* _PROVIDED DATA_
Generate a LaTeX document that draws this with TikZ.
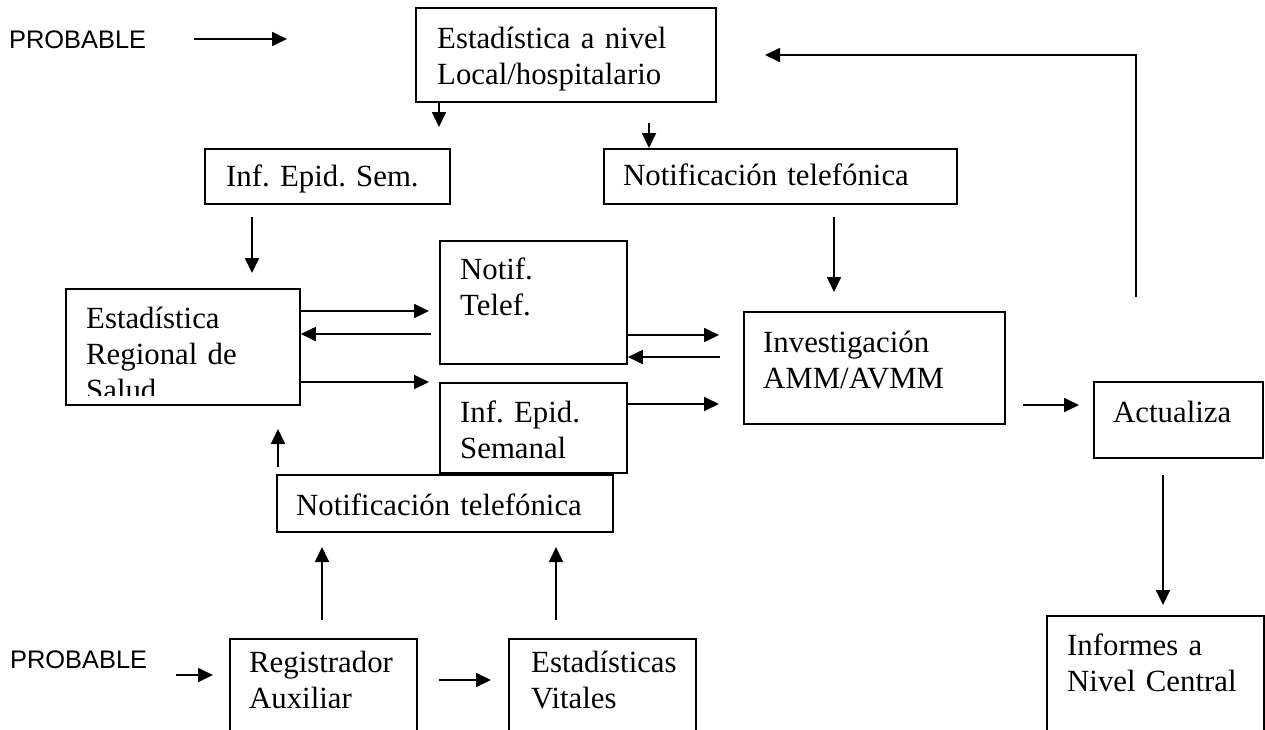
\documentclass[tikz,border=0pt]{standalone}
\usepackage{fontspec}
\setmainfont{Liberation Serif}
\newfontfamily\probfont{Liberation Sans}
\frenchspacing
\usetikzlibrary{arrows.meta}
\tikzset
 {> = {Triangle[length=15pt,width=14pt]},            % solid heads as in the chart
  box/.style = {draw, line width=1.8pt, anchor=north west, inner sep=0pt},
  txt/.style = {anchor=base west, inner sep=0pt, text width=360pt, align=left,
                font=\fontsize{30.8}{36}\selectfont},    % texts inside the boxes
  tag/.style = {anchor=base west, inner sep=0pt,
                font=\probfont\fontsize{25.4}{30}\selectfont},  % PROBABLE
  link/.style = {->, line width=1.8pt}                  % every connector
 }

\begin{document}
\begin{tikzpicture}[x=1pt, y=-1pt]
    \useasboundingbox (0,0) rectangle (1265,729);
    \clip (0,0) rectangle (1265,729);
    % boxes: name/left/top/width/height
    \foreach \name/\x/\y/\w/\h in {loc/415/7/300/94, ies/204/148/245/55,
        ntelA/603/148/353/55, reg/65/288/234/116, ntf/439/240/187/123,
        iesB/439/382/187/90, inv/743/311/261/112, act/1093/381/169/76,
        inc/1046/615/217/140, ntelB/276/474/336/57, aux/229/638/187/120,
        vit/508/638/187/120}
        \node[box, minimum width=\w pt, minimum height=\h pt] (\name) at (\x,\y) {};
    % texts
    \node[tag] (probA) at (9,48) {PROBABLE};
    \node[tag] (probB) at (10,668) {PROBABLE};
    \node[txt] (loc-t) at (437,48) {Estadística a nivel\\Local/hospitalario};
    \node[txt] (ies-t) at (226,186) {Inf. Epid. Sem.};
    \node[txt] (ntelA-t) at (623,185) {Notificación telefónica};
    \begin{scope}
        \clip (reg.north west) rectangle (299,395);
        \node[txt] (reg-t) at (86,328) {Estadística\\Regional de\\Salud};
    \end{scope}
    \node[txt] (ntf-t) at (460,279) {Notif.\\Telef.};
    \node[txt] (iesB-t) at (460,422) {Inf. Epid.\\Semanal};
    \node[txt] (inv-t) at (763,352) {Investigación\\AMM/AVMM};
    \node[txt] (act-t) at (1113,422) {Actualiza};
    \node[txt] (inc-t) at (1067,655) {Informes a\\Nivel Central};
    \node[txt] (ntelB-t) at (296,515) {Notificación telefónica};
    \node[txt] (aux-t) at (249,672) {Registrador\\Auxiliar};
    \node[txt] (vit-t) at (531,672) {Estadísticas\\Vitales};
    % free ends of the connectors
    \foreach \n/\x/\y in {pAs/194/39, pAe/287/39, d1/439/127, d2/649/123,
        fbA/1136/297, fbB/765/55, d3s/252/217, d3e/252/273, d4s/834/217,
        d4e/834/292, h1/429/311, h2/431/334, h3/429/382, h4/719/335,
        h5/720/357, h6/719/404, h7s/1023/405, h7e/1079/405, v1s/1163/475,
        v1e/1163/605, u1s/278/467, u1e/278/429, u2s/322/620, u2e/322/547,
        u3s/556/620, u3e/556/547, b1s/176/675, b1e/213/675, b2s/439/680,
        b2e/491/680}
        \coordinate (\n) at (\x,\y);
    % connectors
    \foreach \a/\b in {pAs/pAe, d3s/d3e, d4s/d4e, h7s/h7e, v1s/v1e,
        u1s/u1e, u2s/u2e, u3s/u3e, b1s/b1e, b2s/b2e}
        \draw[link] (\a) -- (\b);
    \draw[link] (d1 |- loc.south) -- (d1);
    \draw[link] (d2) -- (d2 |- ntelA.north);
    \draw[link] (fbA) |- (fbB);
    \draw[link] (reg.east |- h1) -- (h1);
    \draw[link] (h2) -- (reg.east |- h2);
    \draw[link] (reg.east |- h3) -- (h3);
    \draw[link] (ntf.east |- h4) -- (h4);
    \draw[link] (h5) -- (ntf.east |- h5);
    \draw[link] (iesB.east |- h6) -- (h6);
\end{tikzpicture}
\end{document}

* _TASK TO COMPLETE_
Repeat the material exactly as it reads, without any of its pictures.

* _THE RESULT_
Generate a LaTeX document that draws this with TikZ.
\documentclass[tikz,border=0pt]{standalone}
\usepackage{fontspec}
\setmainfont{Liberation Serif}
\newfontfamily\probfont{Liberation Sans}
\frenchspacing
\usetikzlibrary{arrows.meta}
\tikzset
 {> = {Triangle[length=15pt,width=14pt]},            % solid heads as in the chart
  box/.style = {draw, line width=1.8pt, anchor=north west, inner sep=0pt},
  txt/.style = {anchor=base west, inner sep=0pt, text width=360pt, align=left,
                font=\fontsize{30.8}{36}\selectfont},    % texts inside the boxes
  tag/.style = {anchor=base west, inner sep=0pt,
                font=\probfont\fontsize{25.4}{30}\selectfont},  % PROBABLE
  link/.style = {->, line width=1.8pt}                  % every connector
 }

\begin{document}
\begin{tikzpicture}[x=1pt, y=-1pt]
    \useasboundingbox (0,0) rectangle (1265,729);
    \clip (0,0) rectangle (1265,729);
    % boxes: name/left/top/width/height
    \foreach \name/\x/\y/\w/\h in {loc/415/7/300/94, ies/204/148/245/55,
        ntelA/603/148/353/55, reg/65/288/234/116, ntf/439/240/187/123,
        iesB/439/382/187/90, inv/743/311/261/112, act/1093/381/169/76,
        inc/1046/615/217/140, ntelB/276/474/336/57, aux/229/638/187/120,
        vit/508/638/187/120}
        \node[box, minimum width=\w pt, minimum height=\h pt] (\name) at (\x,\y) {};
    % texts
    \node[tag] (probA) at (9,48) {PROBABLE};
    \node[tag] (probB) at (10,668) {PROBABLE};
    \node[txt] (loc-t) at (437,48) {Estadística a nivel\\Local/hospitalario};
    \node[txt] (ies-t) at (226,186) {Inf. Epid. Sem.};
    \node[txt] (ntelA-t) at (623,185) {Notificación telefónica};
    \begin{scope}
        \clip (reg.north west) rectangle (299,395);
        \node[txt] (reg-t) at (86,328) {Estadística\\Regional de\\Salud};
    \end{scope}
    \node[txt] (ntf-t) at (460,279) {Notif.\\Telef.};
    \node[txt] (iesB-t) at (460,422) {Inf. Epid.\\Semanal};
    \node[txt] (inv-t) at (763,352) {Investigación\\AMM/AVMM};
    \node[txt] (act-t) at (1113,422) {Actualiza};
    \node[txt] (inc-t) at (1067,655) {Informes a\\Nivel Central};
    \node[txt] (ntelB-t) at (296,515) {Notificación telefónica};
    \node[txt] (aux-t) at (249,672) {Registrador\\Auxiliar};
    \node[txt] (vit-t) at (531,672) {Estadísticas\\Vitales};
    % free ends of the connectors
    \foreach \n/\x/\y in {pAs/194/39, pAe/287/39, d1/439/127, d2/649/123,
        fbA/1136/297, fbB/765/55, d3s/252/217, d3e/252/273, d4s/834/217,
        d4e/834/292, h1/429/311, h2/431/334, h3/429/382, h4/719/335,
        h5/720/357, h6/719/404, h7s/1023/405, h7e/1079/405, v1s/1163/475,
        v1e/1163/605, u1s/278/467, u1e/278/429, u2s/322/620, u2e/322/547,
        u3s/556/620, u3e/556/547, b1s/176/675, b1e/213/675, b2s/439/680,
        b2e/491/680}
        \coordinate (\n) at (\x,\y);
    % connectors
    \foreach \a/\b in {pAs/pAe, d3s/d3e, d4s/d4e, h7s/h7e, v1s/v1e,
        u1s/u1e, u2s/u2e, u3s/u3e, b1s/b1e, b2s/b2e}
        \draw[link] (\a) -- (\b);
    \draw[link] (d1 |- loc.south) -- (d1);
    \draw[link] (d2) -- (d2 |- ntelA.north);
    \draw[link] (fbA) |- (fbB);
    \draw[link] (reg.east |- h1) -- (h1);
    \draw[link] (h2) -- (reg.east |- h2);
    \draw[link] (reg.east |- h3) -- (h3);
    \draw[link] (ntf.east |- h4) -- (h4);
    \draw[link] (h5) -- (ntf.east |- h5);
    \draw[link] (iesB.east |- h6) -- (h6);
\end{tikzpicture}
\end{document}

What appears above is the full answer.